If this really bothers them, they should be embarrassed to worship a god who sent his only son to die for the sins of all who believe, including women and gays. They should be embarrassed that this god sends his spirit into the world and calls all those women and faggots!
Here’s the crux of the matter: We, meaning the western church, do not believe that we can come to believe in Jesus Christ by our own intellectual prowess. We believe that those of us who have faith in the trinity do so because we were called by the Holy Spirit. We further believe that men and women do not choose the ordained ministry as part of normal career selection, that men and women are called to ministry by the same Spirit. When a parish needs a new pastor, a Call Committee is established. In the Lutheran and Anglican tradition, bishops are chosen by election, but we have faith that the selection is guided by the Spirit.
God called Peter, the fisherman who couldn’t keep his foot out of his mouth, the man we see as the first bishop of the Christian church, the man the Roman church sees as the first Pontiff. God called Matthew, the despised tax collector, to be an apostle. Some of what they did may have turned his stomach, but God called the Borgia popes, and later called Martin Luther. And seeing their faith and their willingness to serve his people, he calls women and homosexuals and expects his church, all branches of his church, to succor them and equip them for that service.
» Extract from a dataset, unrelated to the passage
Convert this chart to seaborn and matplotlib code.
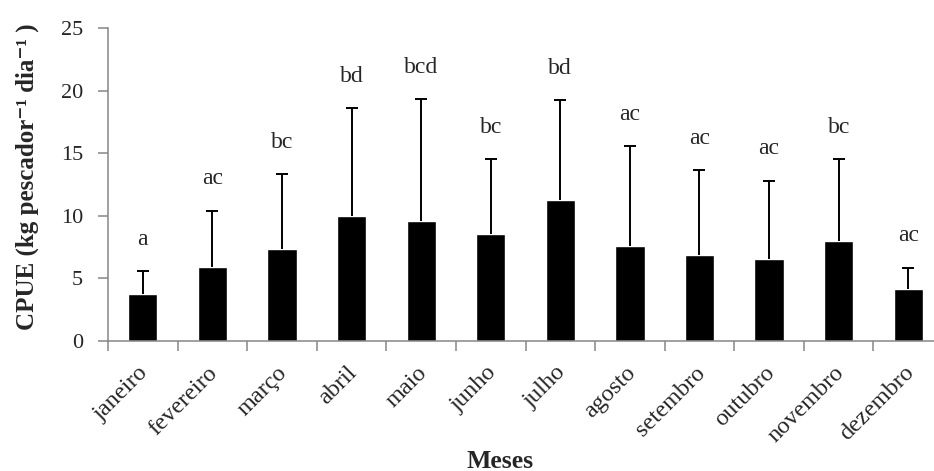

Bishop Schofield believes the important part is completely different. There is a section of the Old Testament book of Leviticus (chapters 17-26) known as the Holiness Code. It’s quite a collection of prohibitions, some of which don’t make a whole lot of sense, most of which the Christian church regards with amusement. For example, followers of the Holiness Code can’t eat lobster or shellfish, can’t eat cheeseburgers, and men can’t “lie with” men. This is the part of the Torah that made the Pharisees so proud of themselves, they never contravened any of the 600+ rules in there. I don’t know why all those rules were recorded, and I don’t know why they ended up as part of Torah, and thus part of the Old Testament. It’s not important. It’s part of the heritage of Judaism, which is part of the heritage of Christianity, but it isn’t binding on you and me today. I have no intention to “lie with a man as with a woman”, but you separate me from McDonald’s Quarter Pounder with Cheese at your peril, and a bowl of steamed clams sounds really good right now.
That’s the part of scripture that Bishop Schofield holds to be central, apparently. Well, John-David, you are wrong. The Gospel is the part of scripture that’s central, and furthering the work of Jesus Christ in the world around us is what’s central to our lives today. Driving wedges that divide the church, or that divide believers from the church, is anathema.
Just like the church survived the Borgia popes, the church will survive this latest fracas. The national church, which apparently owns all the buildings in the diocese, will doubtless take care of the paperwork so that new priests can be called to serve these troubled parishes. The real diocese, that is the body of parishes in that area, will elect a new bishop. The gospel will be proclaimed, souls will be saved, and John-David Schofield will, if he’s very lucky, be a footnote in history a hundred years from now.